Fennel pollen: Fennel pollen has a soft aniseed and floral flavour that works really well with blueberries. If you can’t find it, swap in a couple of whole star anise or a cinnamon stick added at the one-hour mark of the cook, then fish them out at the end. A split vanilla bean works too.
Equipment
Chopping board
Chef’s knife
Large mixing bowl
Tea towel
Large heavy-based pot
Wooden spoon
Sterilised jam jars with lids
Tongs
Ingredients
- 1kg (2.2 lbs) blueberries (I used 2kg [4.4 lbs])
- 200g (7 oz) sugar
- 60ml (2 fl oz) apple cider vinegar
- 1 tsp fennel pollen (star anise also works great)
Directions
Wash the berries well and then drain. Place the berries into a bowl with the sugar and mix well. Cover with a tea towel and leave at room temperature for 3-4 hours.
Next, place the berries and any liquid that has come off into a large pot. Over medium-high heat, bring to a simmer and add the vinegar. Then, turn the temperature down to medium-low and cook until it thickens. This will take about 2 hours. Once you’re at this stage, you can add the fennel pollen (if using star anise or cinnamon, place them in at around the one-hour mark).
- Sterilise your jam jars by boiling them in water for 5 to 10 minutes. Pour the hot jam into the jars and place a lid on. Let them cool to room temperature before you place them in the fridge.
- The jam will last in your fridge for up to 6 months unopened and 1 month once opened.
Recipe notes
Chef Tips
Give the berries time with the sugar
Leave the berries with the sugar for the full 3 to 4 hours before you start cooking.

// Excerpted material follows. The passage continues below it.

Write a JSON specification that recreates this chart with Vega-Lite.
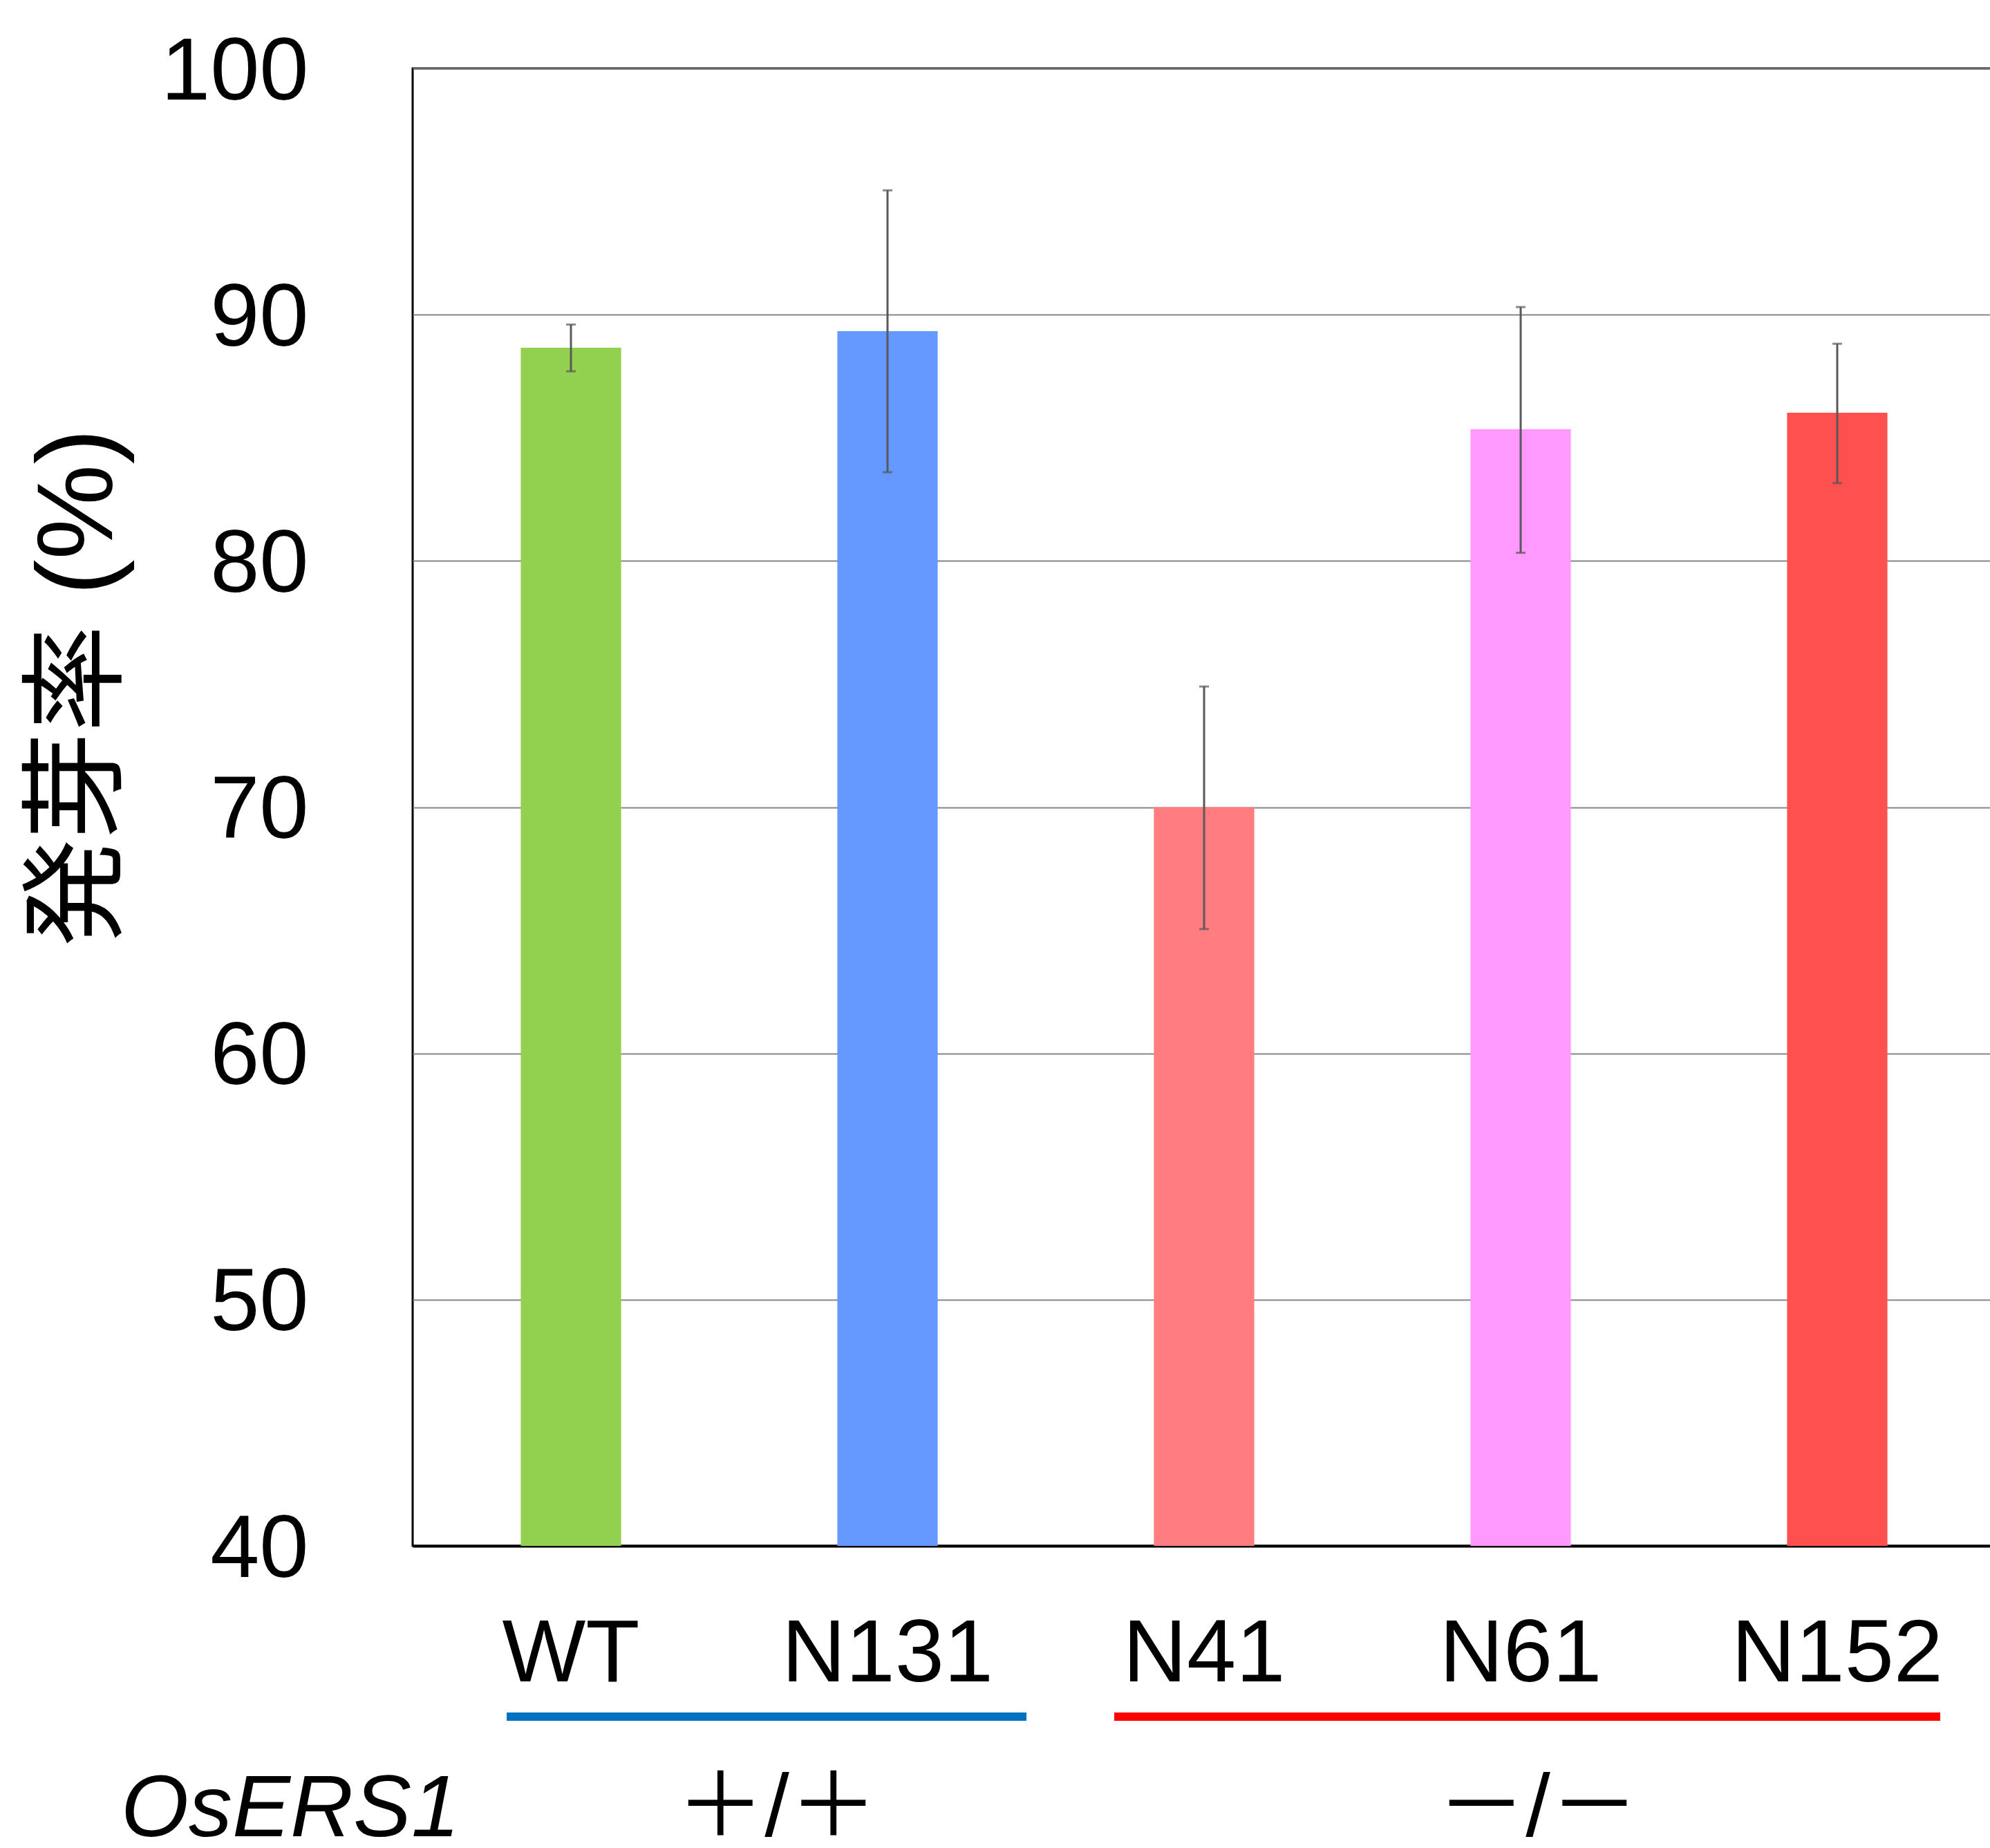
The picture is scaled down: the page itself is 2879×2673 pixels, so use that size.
{
  "$schema": "https://vega.github.io/schema/vega-lite/v6.json",
  "autosize": "none",
  "padding": {"left": 597, "top": 99, "right": 0, "bottom": 437},
  "width": 2290,
  "height": 2137,
  "background": "white",
  "config": {"view": {"stroke": "#000000", "strokeWidth": 3}},
  "datasets": {
    "bars": [
      {"line": "WT", "value": 88.66, "lo": 87.70, "hi": 89.60},
      {"line": "N131", "value": 89.33, "lo": 83.60, "hi": 95.05},
      {"line": "N41", "value": 70.0, "lo": 65.05, "hi": 74.9},
      {"line": "N61", "value": 85.35, "lo": 80.33, "hi": 90.31},
      {"line": "N152", "value": 86.02, "lo": 83.16, "hi": 88.82}
    ],
    "groups": [
      {"genotype": "＋/＋", "from": "WT", "to": "N131"},
      {"genotype": "－/－", "from": "N41", "to": "N152"}
    ],
    "gene": [{"name": "OsERS1", "anchor": "WT"}]
  },
  "layer": [
    {
      "data": {"name": "bars"},
      "mark": {"type": "bar", "clip": true},
      "encoding": {
        "x": {
          "field": "line", "type": "nominal", "title": null,
          "scale": {"domain": ["WT", "N131", "N41", "N61", "N152"], "paddingInner": 0.683, "paddingOuter": 0.3415},
          "axis": {
            "labelAngle": 0, "labelFont": "Liberation Sans", "labelFontSize": 128, "labelColor": "#000000",
            "labelPadding": 94, "ticks": false, "tickSize": 0, "domainColor": "#000000", "domainWidth": 4,
            "grid": false, "labelBaseline": "top", "labelLimit": 0, "labelOverlap": false
          }
        },
        "y": {
          "field": "value", "type": "quantitative",
          "scale": {"domain": [40, 100], "nice": false, "zero": false},
          "axis": {
            "values": [40, 50, 60, 70, 80, 90, 100],
            "labelFont": "Liberation Sans", "labelFontSize": 128, "labelColor": "#000000",
            "labelPadding": 151, "ticks": false, "tickSize": 0, "domain": false, "labelLimit": 0, "labelOverlap": false,
            "grid": true, "gridColor": "#868686", "gridWidth": 2, "labelOffset": 6,
            "title": "発芽率 (%)", "titleFont": "Liberation Sans, Noto Sans CJK JP", "titleFontSize": 155,
            "titleFontWeight": "normal", "titleColor": "#000000", "titleX": -483, "titleY": 895,
            "titleAngle": 270, "titleAlign": "center", "titleBaseline": "middle", "titleLimit": 0
          }
        },
        "color": {
          "field": "line", "type": "nominal", "legend": null,
          "scale": {"domain": ["WT", "N131", "N41", "N61", "N152"], "range": ["#92D050", "#6699FF", "#FF7C80", "#FF99FF", "#FF5050"]}
        }
      }
    },
    {
      "data": {"name": "bars"},
      "mark": {"type": "rule", "color": "#595959", "strokeWidth": 3},
      "encoding": {
        "x": {"field": "line", "type": "nominal"},
        "y": {"field": "lo", "type": "quantitative"},
        "y2": {"field": "hi"}
      }
    },
    {
      "data": {"name": "bars"},
      "mark": {"type": "tick", "color": "#595959", "size": 14, "thickness": 3},
      "encoding": {
        "x": {"field": "line", "type": "nominal"},
        "y": {"field": "lo", "type": "quantitative"}
      }
    },
    {
      "data": {"name": "bars"},
      "mark": {"type": "tick", "color": "#595959", "size": 14, "thickness": 3},
      "encoding": {
        "x": {"field": "line", "type": "nominal"},
        "y": {"field": "hi", "type": "quantitative"}
      }
    },
    {
      "data": {"name": "groups"},
      "transform": [{"filter": "datum.from === 'WT'"}],
      "mark": {"type": "rule", "color": "#0070C0", "strokeWidth": 12, "strokeCap": "butt", "clip": false, "yOffset": 247, "xOffset": -93, "x2Offset": 201},
      "encoding": {
        "x": {"field": "from", "type": "nominal"},
        "x2": {"field": "to"},
        "y": {"datum": 40, "type": "quantitative"}
      }
    },
    {
      "data": {"name": "groups"},
      "transform": [{"filter": "datum.from === 'N41'"}],
      "mark": {"type": "rule", "color": "#FF0000", "strokeWidth": 12, "strokeCap": "butt", "clip": false, "yOffset": 247, "xOffset": -130, "x2Offset": 149},
      "encoding": {
        "x": {"field": "from", "type": "nominal"},
        "x2": {"field": "to"},
        "y": {"datum": 40, "type": "quantitative"}
      }
    },
    {
      "data": {"name": "groups"},
      "transform": [{"filter": "datum.from === 'WT'"}],
      "mark": {"type": "text", "font": "Liberation Sans, Noto Sans CJK JP", "fontSize": 128, "color": "#000000", "align": "center", "baseline": "middle", "yOffset": 382, "xOffset": 298},
      "encoding": {
        "x": {"field": "from", "type": "nominal"},
        "y": {"datum": 40, "type": "quantitative"},
        "text": {"field": "genotype"}
      }
    },
    {
      "data": {"name": "groups"},
      "transform": [{"filter": "datum.from === 'N41'"}],
      "mark": {"type": "text", "font": "Liberation Sans, Noto Sans CJK JP", "fontSize": 128, "color": "#000000", "align": "center", "baseline": "middle", "yOffset": 382, "xOffset": 483},
      "encoding": {
        "x": {"field": "from", "type": "nominal"},
        "y": {"datum": 40, "type": "quantitative"},
        "text": {"field": "genotype"}
      }
    },
    {
      "data": {"name": "gene"},
      "mark": {"type": "text", "font": "Liberation Sans", "fontStyle": "italic", "fontSize": 126, "color": "#000000", "align": "center", "baseline": "middle", "yOffset": 382, "xOffset": -406},
      "encoding": {
        "x": {"field": "anchor", "type": "nominal"},
        "y": {"datum": 40, "type": "quantitative"},
        "text": {"field": "name"}
      }
    }
  ]
}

In that time the sugar pulls a lot of juice out of the fruit, so you start the cook with a syrup already in the pot. The flavour is more concentrated and you don’t need to add any water.
Keep the heat gentle
Once it comes to a simmer, drop the heat right down. A hard boil will scorch the bottom of the pot, dull the colour and break the berries down to mush. A gentle bubble for the full 2 hours gives you the right thickness and keeps some texture in the fruit.
Storage
Pour the hot jam straight into sterilised jars and seal the lids while everything is still hot, then let them cool to room temperature before the fridge. Sealed jars keep for up to 6 months in the fridge. Once you’ve opened a jar, use it within a month. You can also freeze the jam in clean containers for up to 12 months, just leave a centimetre of headspace for expansion.
FAQs
Can I use frozen blueberries? Yes, and you don’t need to thaw them. Toss them through the sugar straight from the freezer and rest at room temperature as usual. They’ll release plenty of liquid as they thaw and macerate, and the cook works exactly the same way.
Why doesn’t this jam set firm like store-bought? Because the sugar level is much lower than a traditional jam, it relies on cooking down rather than a sugar-pectin gel to thicken. You’ll end up with a softer, looser jam that tastes more of the fruit. If you want a firmer set, you can stir in a teaspoon of pectin in the last 10 minutes of the cook.
Can I use a different spice? Yes. Star anise, a cinnamon stick, a couple of cardamom pods or a split vanilla bean all work well. Drop whole spices in at the one-hour mark and remove them at the end so the flavour doesn’t go bitter.